BP: The relationship between photography and reality was a starting point for Exposures. In the beginning I was very interested in testing every aspect of this problematic relationship. Now it still is by nature part of my work, but no longer the starting point. This issue has been discussed extensively in general and I don’t feel the need to add to this discourse. At this point, I see my work as a kind of visual statement that goes beyond this problem. A photograph is always somewhere between reality and fiction, between staged and documentary. More or less closer to the one or the other. But it is never the one or the other.
YN: Tell us about the presence of a body in your picture.
BP: I choose to stage models for my photographs because human beings, like animals, are constantly in motion, even when they sleep. A movement, seen from different angles and frozen by the camera in exactly the same moment, generates visual evidence that all of the images of a series were taken at the same moment. This can be, for example, a jump or a simple movement of a hand. This evidence ties all of the images together. That’s why I stage models or “bodies. In other respects the body in my series is somehow important as a link between the images and the viewer. Very often my images are quite large (like Exposure #69: N.Y.C., 555 8th Avenue, 02.24.09, 6:16 p.m. which is in the Museum of Fine Arts, Houston collection) and the models in the images are almost life size. The viewer is invited into the pictures taking an imaginative tour around the three women.
YN: How would you characterize your work from your own perspective? What is it about ultimately?
BP: There are many aspects to my work, but ultimately it is based upon my interest in the phenomenon of subjectivity which again is based on perception. I regard photographic images to be a very useful tool to investigate this problem. A photograph is always derived from a point-of-view and a point-of-view is by nature subjective. There is no objective point-of-view.

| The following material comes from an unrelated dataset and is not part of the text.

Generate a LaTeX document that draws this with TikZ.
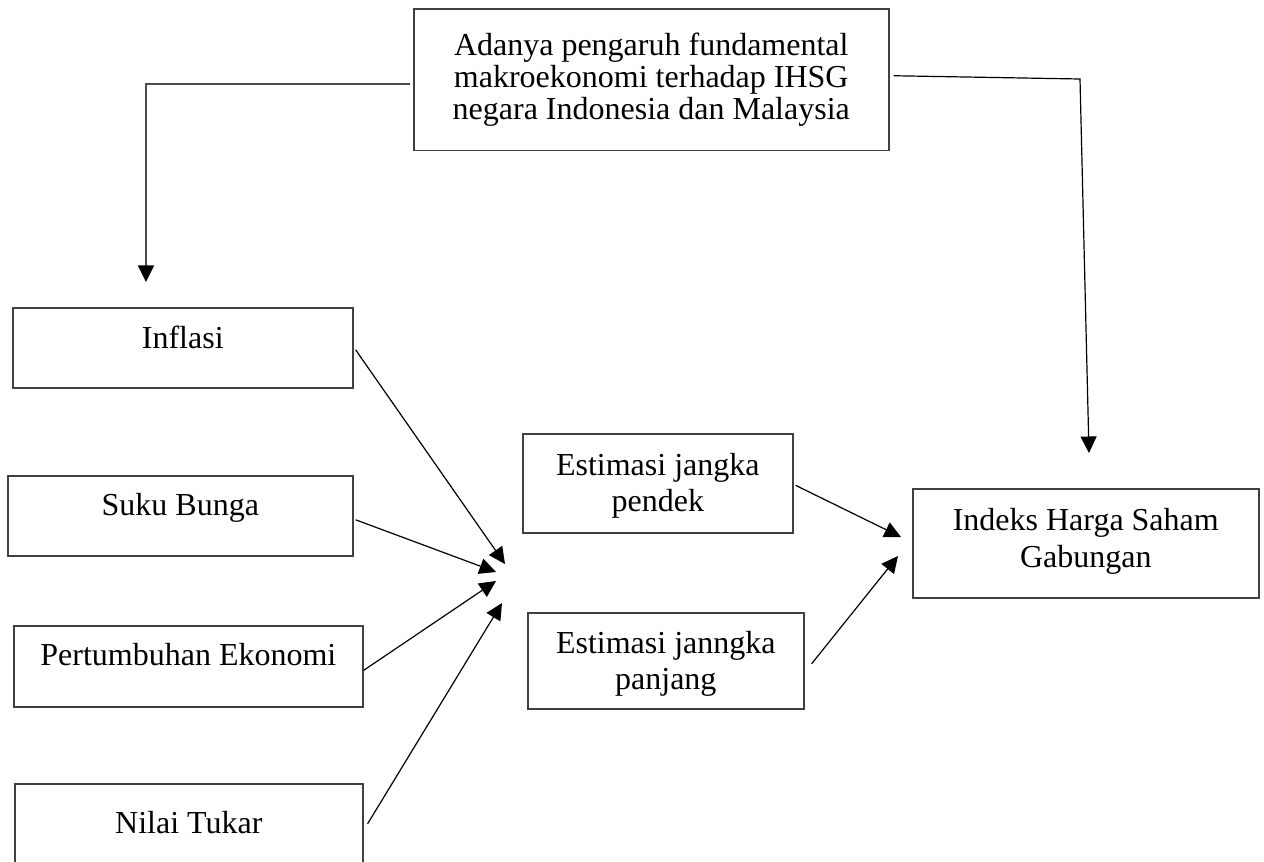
\documentclass[tikz,border=0pt]{standalone}
\usepackage{fontspec}
\setmainfont{Liberation Serif}
\usetikzlibrary{arrows.meta}

\begin{document}
\begin{tikzpicture}[x=0.375pt, y=-0.375pt, >={Triangle[length=6.2pt,width=6pt]},
  box/.style={draw=black!75,line width=0.6pt,anchor=north west,inner sep=0pt,align=center,font=\fontsize{12}{13.8}\selectfont},
  conn/.style={->,line width=0.45pt}]
  \useasboundingbox (0,0) rectangle (1264,861);
  % top box
  \node[box, minimum width=178.1pt, text height=41.5pt, text depth=11.7pt, font=\fontsize{12}{12}\selectfont] (goal) at (413,8) {Adanya pengaruh fundamental\\makroekonomi terhadap IHSG\\negara Indonesia dan Malaysia};
  % variabel makro
  \node[box, minimum width=127.5pt, text height=15.4pt, text depth=14.6pt] (infl) at (12,307) {Inflasi};
  \node[box, minimum width=129.4pt, text height=15pt, text depth=15pt] (suku) at (7,475) {Suku Bunga};
  \node[box, minimum width=130.9pt, text height=15pt, text depth=15.4pt] (tumbuh) at (13,625) {Pertumbuhan Ekonomi};
  \node[box, minimum width=130.5pt, text height=18.75pt, text depth=15pt] (kurs) at (14,783) {Nilai Tukar};
  % estimasi
  \node[box, minimum width=101.25pt, text height=29.25pt, text depth=7.9pt] (pendek) at (522,433) {Estimasi jangka\\pendek};
  \node[box, minimum width=103.5pt, text height=28.9pt, text depth=7.1pt] (panjang) at (527,612) {Estimasi janngka\\panjang};
  \node[box, minimum width=129.75pt, text height=29.6pt, text depth=11.25pt] (ihsg) at (912,488) {Indeks Harga Saham\\Gabungan};
  % free ends
  \coordinate (tipL) at (146,282);
  \coordinate (bendR) at (1080,79);
  \coordinate (tipR) at (1089,453);
  \coordinate (tipA) at (505,564);
  \coordinate (tipB) at (496,572);
  \coordinate (tipC) at (496,581);
  \coordinate (tipD) at (502,603);
  \coordinate (tipE) at (901,537);
  \coordinate (tipF) at (898,556);
  \draw[conn, draw=black!70, line width=0.6pt, -{Triangle[length=6.2pt,width=6pt,black]}] ([shift={(-3,4)}]goal.west) -| (tipL);
  \draw[conn] ([shift={(4,-4)}]goal.east) -- (bendR) -- (tipR);
  \draw[conn] ([shift={(2,2)}]infl.east) -- (tipA);
  \draw[conn] ([shift={(2,4)}]suku.east) -- (tipB);
  \draw[conn] ([shift={(0,4)}]tumbuh.east) -- (tipC);
  \draw[conn] ([shift={(4,-5)}]kurs.east) -- (tipD);
  \draw[conn] ([shift={(2,2)}]pendek.east) -- (tipE);
  \draw[conn] ([shift={(7,3)}]panjang.east) -- (tipF);
\end{tikzpicture}
\end{document}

YN: I’d like to discuss the issue of surveillance and photography. Your pictures often seem to comment on the culture of surveillance, giving an impression that a viewer or a model is being watched. Is this effect part of your intention?
BP: By looking back at the one who looks at you, thereby showing awareness that one is being looked at, one can defend oneself from one particular view. However, one can return only one view at a moment. All other views, be it of the eye or the camera, cannot be returned in that same moment. In Exposures you find often one image that shows the viewed subject returning the view, all other images show the subject being unaware.
I think in my work surveillance is only one of many possible views by people, animals, cameras, or even satellites. All these different imaginative views are taken by my cameras that generate very different pictures of the same thing at the same time. Each of these views have a different quality and as images provoke a different reading. One image in a series can be an intimate view of a person, a potential view of a friend. The other image of the same series can be an image that connotes surveillance.
YN: Do you bring in a sense of cinema in your picture making? The prismatic effect is heightened when backdrops, often enlarged stills from well-known movies are employed, or when you choose to shoot at an outside location in Manhattan.
BP: I think my work has a cinematic feel, because in film a scene is often represented from different angles. There is the technique of shot and reverse shot, for example, that tells the story from two different points-of-view. But film is by nature chronological. Each frame is followed by the next in time. In the Exposure series all the images are shot in the same moment and are visible for the viewer at the same time, when they are exhibited. The images are bound together by the common moment as they refer to one another. Each image tells the same story in a different way, yet at the same time it carries the same amount of “truth” as the others in the series. This contradiction blanks out the narrative of the images and turns them into a facade without a construction. These circumstances cannot be investigated in film, because the images in film are in chronological sequence and not simultaneous.
YN: Finally, would you talk about your most recent work?
BP: In my most recent works, the cameras have been placed at a distance much further away from the models than previously. From this distant point-of-view, the cameras are looking at the models as they are standing in the middle of a landscape or cityscape. The two different views make the landscape seem to move like a huge backdrop that is behind them. I feel that this idea of having the world pivoting around a figure like a backdrop has opened a new field of investigation for me. I am still in a thinking process as I am getting deeper into it, and can’t really say too much about it yet.
Barbara Probst was born in 1964 in Munich, Germany, and studied at the Akademie der Bildende Kunste, Munich and the Kunstakademie Dusseldorf. She has had numerous gallery exhibitions in Europe and the United States. Her work was shown inNew Photography at the Museum of Modern Art, New York, in 2006. Solo exhibitions include the Museum of Contemporary Photography, Chicago, Illinois; the Madison Museum of Contemporary Art, Madison, Wisconsin; Domaine de Kerguehennec, Bignan, France; Stills Gallery, Edinburgh, United Kingdom; and the Oldenburg Kunstverein. Probst currently lives and works in Munich and New York. Steidl and the MoCP have published an extensive monograph of her work. In the United States, Probst is represented by Murray Guy, New York. She is collected by numerous museums such as The Museum of Modern Art, New York and the San Francisco Museum of Modern Art, in addition to the Museum of Fine Arts, Houston.
Yasufumi Nakamori is Assistant Curator of Photography, the Museum of Fine Arts, Houston, and, as a specialist of post-1945 Japanese art and architecture, he teaches the subject at Rice University. His catalogue Picturing Modernism in Japanese Architecture, Photographs by Ishimoto Yasuhiro (MFAH/Yale University Press, 2010) received from the College Art Association the 2011 Alfred H. Barr, Jr. Award for Smaller Collections and Exhibitions. His upcoming exhibitions at MFAH include Utopia/Dystopia: Constructed with Photography (spring 2012), and an exhibition dealing with the emergence of conceptual photography in Japan during the 1960s. Most recently, he has contributed an essay for the exhibition Metabolism, the City of the Future (fall 2011) at the Mori Art Museum in Tokyo.